I read about Amanda Hocking on a website somewhere, but no large American newspaper had done a story on her. It was like she didn’t exist, as far as the U.S. media was concerned. Papers in Germany and the U.K. were writing all sorts of things about her, but as for us… barely a peep. Despite the fact that she’d made over a million, at the age of 26, all on her own, publishing books online. Kinda sounded like a story.

I was warned to be skeptical: our book reviewer, who’d been in the industry for decades, had told her editors -- who then told me -- to be wary of the numbers. She’d heard all kinds of claims from self-published authors, and she was pretty much jaded for life. I didn’t blame her, in a way.

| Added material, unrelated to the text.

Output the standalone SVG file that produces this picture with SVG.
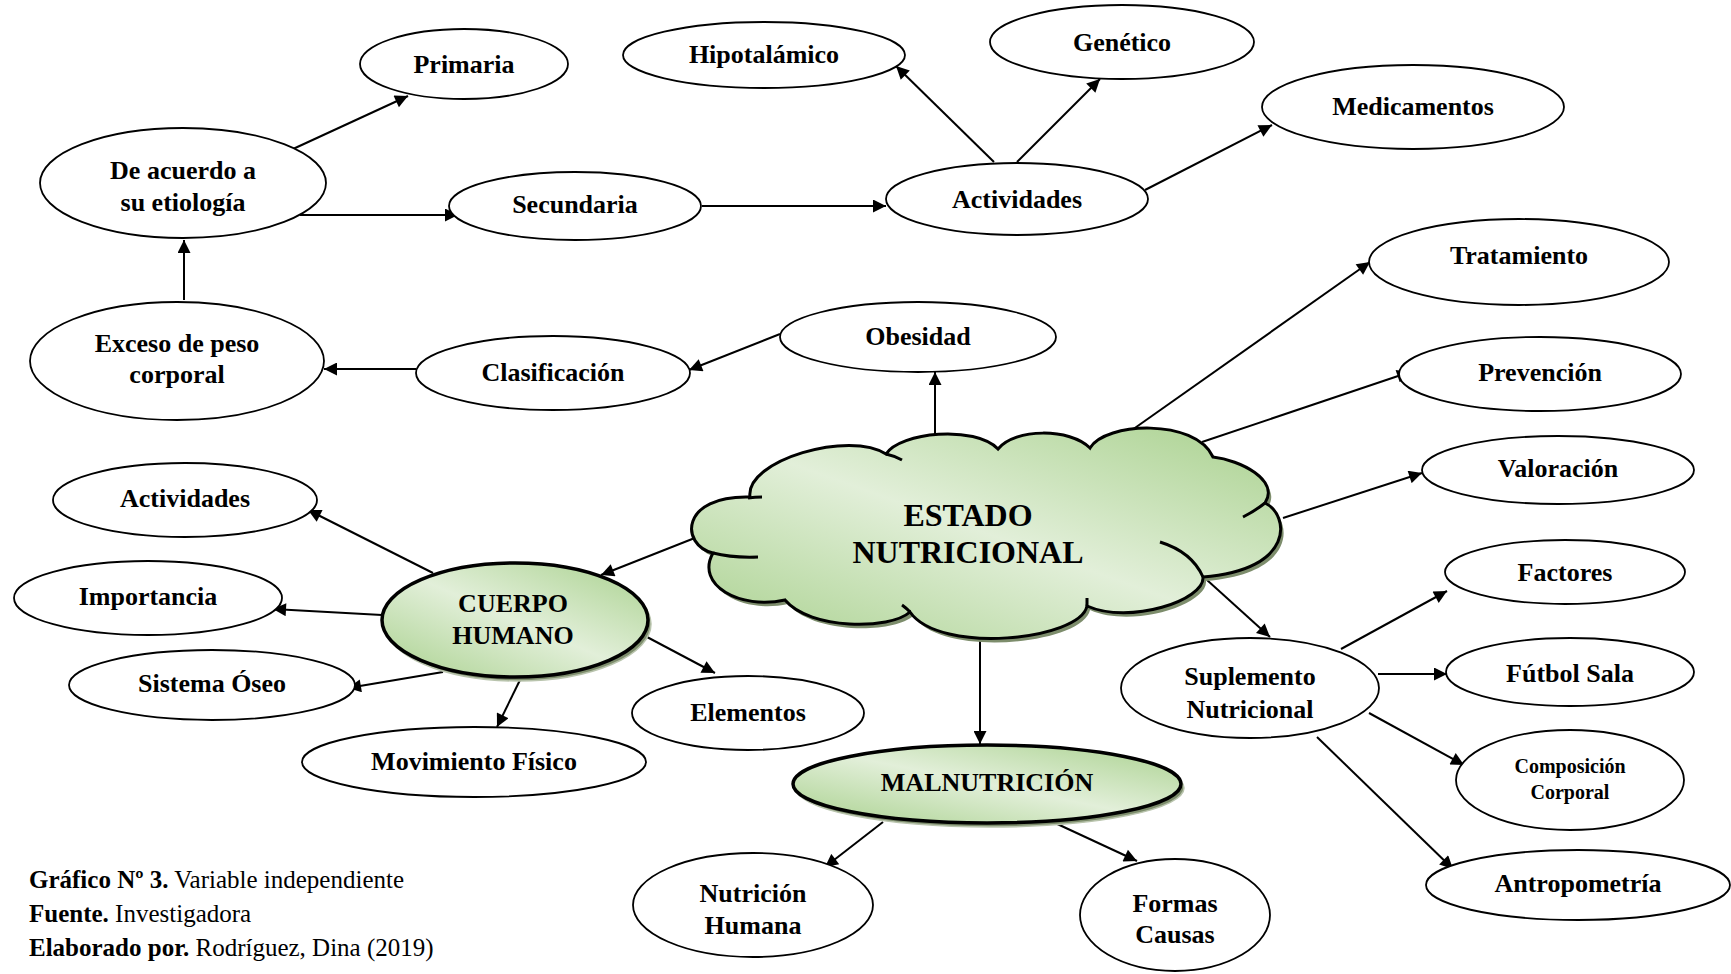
<svg xmlns="http://www.w3.org/2000/svg" xmlns:xlink="http://www.w3.org/1999/xlink" width="1731" height="974" viewBox="0 0 1731 974">
<style>
.n{fill:#fff;stroke:#000;stroke-width:1.8}
.g{stroke:#000;stroke-width:3.5}
.sh{fill:#7d8d6c;stroke:#b9c4ad;stroke-width:1.5}
.t{font-family:"Liberation Serif","Times New Roman",serif;font-weight:bold;font-size:26px;text-anchor:middle;fill:#000}
.c{font-family:"Liberation Serif","Times New Roman",serif;font-size:25px;fill:#000}
.cn path, .cn line{stroke:#000;stroke-width:2;fill:none}
</style>
<defs>
<linearGradient id="gr" x1="1" y1="0" x2="0" y2="1">
<stop offset="0" stop-color="#a9d18e"/>
<stop offset="0.5" stop-color="#e2efd9"/>
<stop offset="1" stop-color="#a9d18e"/>
</linearGradient>
<marker id="ah" viewBox="0 0 10 10" refX="10" refY="5" markerWidth="15" markerHeight="13" markerUnits="userSpaceOnUse" orient="auto">
<path d="M0,0 L10,5 L0,10 z" fill="#000"/>
</marker>
<path id="cloud" d="M750,497 C745,460 850,430 886,454 C900,432 975,425 998,449 C1015,428 1070,428 1090,448 C1105,422 1195,418 1213,457 C1240,460 1280,480 1265,503 C1290,515 1295,570 1203,577 C1205,600 1130,625 1087,606 C1080,640 940,655 910,612 C890,630 810,630 785,600 C740,610 695,585 713,553 C680,545 680,495 750,497 Z"/>
</defs>

<g id="connectors" class="cn">
<line x1="184" y1="300" x2="184" y2="240" marker-end="url(#ah)"/>
<line x1="300" y1="215" x2="458" y2="215" marker-end="url(#ah)"/>
<line x1="293" y1="149" x2="408" y2="96" marker-end="url(#ah)"/>
<line x1="702" y1="206" x2="886" y2="206" marker-end="url(#ah)"/>
<line x1="994" y1="162" x2="896" y2="66" marker-end="url(#ah)"/>
<line x1="1017" y1="162" x2="1100" y2="79" marker-end="url(#ah)"/>
<line x1="1145" y1="190" x2="1272" y2="125" marker-end="url(#ah)"/>
<line x1="416" y1="369" x2="324" y2="369" marker-end="url(#ah)"/>
<line x1="780" y1="334" x2="689" y2="370" marker-end="url(#ah)"/>
<line x1="935" y1="438" x2="935" y2="372" marker-end="url(#ah)"/>
<line x1="1132" y1="430" x2="1370" y2="262" marker-end="url(#ah)"/>
<line x1="1202" y1="442" x2="1410" y2="372" marker-end="url(#ah)"/>
<line x1="1283" y1="518" x2="1422" y2="473" marker-end="url(#ah)"/>
<line x1="1207" y1="580" x2="1270" y2="637" marker-end="url(#ah)"/>
<line x1="1341" y1="649" x2="1447" y2="591" marker-end="url(#ah)"/>
<line x1="1378" y1="674" x2="1447" y2="674" marker-end="url(#ah)"/>
<line x1="1369" y1="713" x2="1464" y2="765" marker-end="url(#ah)"/>
<line x1="1317" y1="737" x2="1453" y2="869" marker-end="url(#ah)"/>
<line x1="980" y1="640" x2="980" y2="744" marker-end="url(#ah)"/>
<line x1="883" y1="822" x2="825" y2="867" marker-end="url(#ah)"/>
<line x1="1053" y1="822" x2="1137" y2="861" marker-end="url(#ah)"/>
<line x1="715" y1="530" x2="601" y2="575" marker-end="url(#ah)"/>
<line x1="433" y1="573" x2="308" y2="510" marker-end="url(#ah)"/>
<line x1="382" y1="615" x2="273" y2="609" marker-end="url(#ah)"/>
<line x1="443" y1="672" x2="348" y2="688" marker-end="url(#ah)"/>
<line x1="520" y1="680" x2="497" y2="727" marker-end="url(#ah)"/>
<line x1="647" y1="637" x2="715" y2="673" marker-end="url(#ah)"/>
</g>

<g id="estado-nutricional">
<use xlink:href="#cloud" transform="translate(3,4)" fill="#7d8d6c"/>
<use xlink:href="#cloud" fill="url(#gr)" stroke="#000" stroke-width="3"/>
<path d="M748,498 Q755,497 762,497 M713,553 Q732,558 758,557 M886,454 Q895,456 902,460 M1265,503 Q1255,511 1243,517 M1160,542 Q1192,552 1203,577 M1087,606 L1087,598 M910,612 Q905,607 902,605" fill="none" stroke="#000" stroke-width="3"/>
<text class="t" x="968" y="526" style="font-size:32px">ESTADO</text>
<text class="t" x="968" y="563" style="font-size:32px">NUTRICIONAL</text>
</g>

<g id="cuerpo-humano">
<ellipse class="sh" cx="518" cy="624" rx="133" ry="57"/>
<ellipse class="g" cx="515" cy="620" rx="133" ry="57" fill="url(#gr)"/>
<text class="t" x="513" y="612">CUERPO</text>
<text class="t" x="513" y="644">HUMANO</text>
</g>

<g id="malnutricion">
<ellipse class="sh" cx="990" cy="788" rx="194" ry="39"/>
<ellipse class="g" cx="987" cy="784" rx="194" ry="39" fill="url(#gr)"/>
<text class="t" x="987" y="791">MALNUTRICIÓN</text>
</g>

<g id="primaria"><ellipse class="n" cx="464" cy="64" rx="104" ry="35"/><text class="t" x="464" y="73">Primaria</text></g>
<g id="hipotalamico"><ellipse class="n" cx="764" cy="55" rx="141" ry="33"/><text class="t" x="764" y="63">Hipotalámico</text></g>
<g id="genetico"><ellipse class="n" cx="1122" cy="42" rx="132" ry="37"/><text class="t" x="1122" y="51">Genético</text></g>
<g id="medicamentos"><ellipse class="n" cx="1413" cy="107" rx="151" ry="42"/><text class="t" x="1413" y="115">Medicamentos</text></g>
<g id="de-acuerdo"><ellipse class="n" cx="183" cy="183" rx="143" ry="55"/><text class="t" x="183" y="179">De acuerdo a</text><text class="t" x="183" y="211">su etiología</text></g>
<g id="secundaria"><ellipse class="n" cx="575" cy="206" rx="126" ry="34"/><text class="t" x="575" y="213">Secundaria</text></g>
<g id="actividades-top"><ellipse class="n" cx="1017" cy="199" rx="131" ry="36"/><text class="t" x="1017" y="208">Actividades</text></g>
<g id="exceso"><ellipse class="n" cx="177" cy="361" rx="147" ry="59"/><text class="t" x="177" y="352">Exceso de peso</text><text class="t" x="177" y="383">corporal</text></g>
<g id="clasificacion"><ellipse class="n" cx="553" cy="373" rx="137" ry="37"/><text class="t" x="553" y="381">Clasificación</text></g>
<g id="obesidad"><ellipse class="n" cx="918" cy="337" rx="138" ry="35"/><text class="t" x="918" y="345">Obesidad</text></g>
<g id="tratamiento"><ellipse class="n" cx="1519" cy="262" rx="150" ry="43"/><text class="t" x="1519" y="264">Tratamiento</text></g>
<g id="prevencion"><ellipse class="n" cx="1540" cy="374" rx="141" ry="37"/><text class="t" x="1540" y="381">Prevención</text></g>
<g id="valoracion"><ellipse class="n" cx="1558" cy="470" rx="136" ry="34"/><text class="t" x="1558" y="477">Valoración</text></g>
<g id="factores"><ellipse class="n" cx="1565" cy="572" rx="120" ry="32"/><text class="t" x="1565" y="581">Factores</text></g>
<g id="suplemento"><ellipse class="n" cx="1250" cy="688" rx="129" ry="50"/><text class="t" x="1250" y="685">Suplemento</text><text class="t" x="1250" y="718">Nutricional</text></g>
<g id="futbol-sala"><ellipse class="n" cx="1570" cy="672" rx="124" ry="34"/><text class="t" x="1570" y="682">Fútbol Sala</text></g>
<g id="composicion"><ellipse class="n" cx="1570" cy="780" rx="114" ry="50"/><text class="t" x="1570" y="773" style="font-size:20px">Composición</text><text class="t" x="1570" y="799" style="font-size:20px">Corporal</text></g>
<g id="antropometria"><ellipse class="n" cx="1578" cy="885" rx="152" ry="35"/><text class="t" x="1578" y="892">Antropometría</text></g>
<g id="actividades-left"><ellipse class="n" cx="185" cy="500" rx="132" ry="37"/><text class="t" x="185" y="507">Actividades</text></g>
<g id="importancia"><ellipse class="n" cx="148" cy="598" rx="134" ry="37"/><text class="t" x="148" y="605">Importancia</text></g>
<g id="sistema-oseo"><ellipse class="n" cx="212" cy="685" rx="143" ry="35"/><text class="t" x="212" y="692">Sistema Óseo</text></g>
<g id="movimiento-fisico"><ellipse class="n" cx="474" cy="762" rx="172" ry="35"/><text class="t" x="474" y="770">Movimiento Físico</text></g>
<g id="elementos"><ellipse class="n" cx="748" cy="713" rx="116" ry="37"/><text class="t" x="748" y="721">Elementos</text></g>
<g id="nutricion-humana"><ellipse class="n" cx="753" cy="905" rx="120" ry="52"/><text class="t" x="753" y="902">Nutrición</text><text class="t" x="753" y="934">Humana</text></g>
<g id="formas-causas"><ellipse class="n" cx="1175" cy="915" rx="95" ry="56"/><text class="t" x="1175" y="912">Formas</text><text class="t" x="1175" y="943">Causas</text></g>

<g id="caption">
<text class="c" x="29" y="888"><tspan font-weight="bold">Gráfico Nº 3.</tspan> Variable independiente</text>
<text class="c" x="29" y="922"><tspan font-weight="bold">Fuente.</tspan> Investigadora</text>
<text class="c" x="29" y="956"><tspan font-weight="bold">Elaborado por.</tspan> Rodríguez, Dina (2019)</text>
</g>
</svg>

Anyway, I asked the editor of my paper if I could drive down to Austin to do a story on this girl. And she was a girl, to me. She was young – 26. Living in a house her parents owned, half-finished, with bare wood and holes in the staircase so you could see the ground. You could see the struggles, just looking around.

She was open, honest, and talking to her, a strange thing happened: I didn’t get jealous. She so deserved it. Our competing paper, also a large metropolitan daily, hadn't treated her so well. Which didn’t surprise me. But she didn’t seem bitter.

She became a hero to me. If this girl, working as an assistant to the disabled making $15,000 a year while every friend of hers was getting married and moving on to real jobs and real careers, could push out five books a year on faith and Red Bull and Spaghettios, what the hell was I doing?

I never did read any of her books, but she’ll probably remain a hero of mine forever.